Idlewild started out at a flat party in Edinburgh in 1995 where founding
band members met and found common ground in musical tastes. The
starting line up was Roddy Woomble, Rod Jones, Colin Newton and Phil
Scanlon. Scanlon was soon replaced by Bob Fairfoull. Appearing in 1996
as an angry band of Scottish punks with Woomble of Carnoustie leading
the band, Idlewild eventually achieved commercial recognition by
refining their taste for large-scale guitar rock, and combining it with
an apparently unknown gift for melody and tenderness.
1996’s Queen of the Troubled Teens was their debut, a self released 7”
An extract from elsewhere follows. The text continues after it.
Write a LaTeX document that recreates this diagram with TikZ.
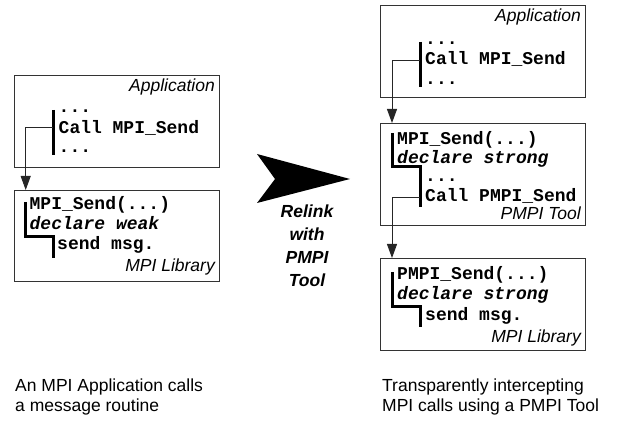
\documentclass[tikz,border=0pt]{standalone}
\usepackage{fontspec}
\setmainfont{Liberation Sans}
\newfontfamily\codefont{Liberation Mono}
\usetikzlibrary{arrows.meta}
\begin{document}
\begin{tikzpicture}[x=1pt,y=-1pt,
  box/.style={draw=black!80, line width=0.8pt, anchor=north west, inner sep=0pt},
  code/.style={anchor=base west, inner sep=0pt, font=\codefont\bfseries\fontsize{18}{20}\selectfont},
  codeit/.style={anchor=base west, inner sep=0pt, font=\codefont\bfseries\itshape\fontsize{18}{20}\selectfont},
  lbl/.style={anchor=base east, inner sep=0pt, font=\itshape\fontsize{17.5}{21}\selectfont},
  capt/.style={anchor=base west, inner sep=0pt, font=\fontsize{17.5}{21}\selectfont},
  rel/.style={anchor=base, inner sep=0pt, font=\bfseries\itshape\fontsize{17.5}{21}\selectfont},
  bar/.style={line width=3pt, line join=miter},
  call/.style={draw=black!85, line width=0.9pt, -{Triangle[length=14pt,width=10pt]}}
]
\useasboundingbox (0,0) rectangle (619,422);

% ---------- left: application box ----------
\node[box, minimum width=205.5pt, minimum height=92pt] (A1) at (13.5,75) {};
\node[lbl] (A1l) at (215,92) {Application};
\node[code] (A1a) at (58.5,113) {...};
\node[code] (A1b) at (58.5,134) {Call MPI\_Send};
\node[code] (A1c) at (58.5,153) {...};
\draw[bar] (53,110) -- (53,155);
\coordinate (A1o) at (53,127);

% ---------- left: MPI library ----------
\node[box, minimum width=205.5pt, minimum height=91pt] (L1) at (13.5,190) {};
\coordinate (L1in) at (25.7,190);
\node[code] (L1a) at (29.5,210) {MPI\_Send(...)};
\node[codeit] (L1b) at (29.5,230) {declare weak};
\node[code] (L1c) at (57,250) {send msg.};
\node[lbl] (L1l) at (215,272) {MPI Library};
\draw[bar] (25.5,202) -- (25.5,237) -- (53,237) -- (53,258);

\draw[call] (A1o) -| (L1in);

% ---------- right: application box ----------
\node[box, minimum width=205pt, minimum height=92pt] (R1) at (380,5) {};
\node[lbl] (R1l) at (581,22) {Application};
\node[code] (R1a) at (425,45) {...};
\node[code] (R1b) at (425,65) {Call MPI\_Send};
\node[code] (R1c) at (425,85) {...};
\draw[bar] (420,42) -- (420,87);
\coordinate (R1o) at (420,60);

% ---------- right: PMPI tool ----------
\node[box, minimum width=205pt, minimum height=102pt] (R2) at (380,123) {};
\coordinate (R2in) at (392,123);
\node[code] (R2a) at (397,145) {MPI\_Send(...)};
\node[codeit] (R2b) at (397,164) {declare strong};
\node[code] (R2c) at (425,182) {...};
\node[code] (R2d) at (425,202) {Call PMPI\_Send};
\node[lbl] (R2l) at (581,220) {PMPI Tool};
\draw[bar] (392,133) -- (392,167) -- (420,167) -- (420,207);
\coordinate (R2o) at (420,197);

\draw[call] (R1o) -| (R2in);

% ---------- right: MPI library ----------
\node[box, minimum width=205pt, minimum height=92pt] (R3) at (380,258) {};
\coordinate (R3in) at (392,258);
\node[code] (R3a) at (397,280) {PMPI\_Send(...)};
\node[codeit] (R3b) at (397,300) {declare strong};
\node[code] (R3c) at (425,320) {send msg.};
\node[lbl] (R3l) at (581,342) {MPI Library};
\draw[bar] (392,272) -- (392,307) -- (420,307) -- (420,327);

\draw[call] (R2o) -| (R3in);

% ---------- big arrow ----------
\fill[black] (257,154) -- (350,179) -- (257,203) -- (275,179) -- cycle;
\node[rel] (t1) at (307,218) {Relink};
\node[rel] (t2) at (307,241) {with};
\node[rel] (t3) at (307,264) {PMPI};
\node[rel] (t4) at (307,287) {Tool};

% ---------- captions ----------
\node[capt] (c1) at (15,391) {An MPI Application calls};
\node[capt] (c2) at (15,411) {a message routine};
\node[capt] (c3) at (382,391) {Transparently intercepting};
\node[capt] (c4) at (382,411) {MPI calls using a PMPI Tool};
\end{tikzpicture}
\end{document}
single that got praised by popular BBC Radio 1 DJ Steve Lamaq. 1997 saw
their next single “Chandelier”, which was released by Feirce Panda. 1998
saw the release of “Captain” (on Deceptive Records) a mini-album of
chaotic punk, which, while achieving a significant fanbase among British
teenagers, demonstrated little of the facets that would mark them out
as such talented indie-rockers. Some of those were seen on that year’s
full-length, “Hope Is Important”. Carrying a more subdued, top 20 hit
single “When I Argue I See Shapes”, Idlewild started to make commercial
and critical inroads. Jeremy Mills joined the band in 1999 (he left in
2002).
2000’s “100 Broken Windows” took this indie-punk sound and refined it,
ballads like album closer “The Bronze Medal” were already a million
miles from the nihilism and chaos of early tracks such as “Self Healer”.
“Windows…” was a substantial success, charting inside the top 15, and
drawing early comparisons to R.E.M’s angrier output - as both bands were
declared fans of each other at the time, this is unsurprising.
The band were once described by the NME as "...the sound of a flight of stairs falling down a flight of stairs."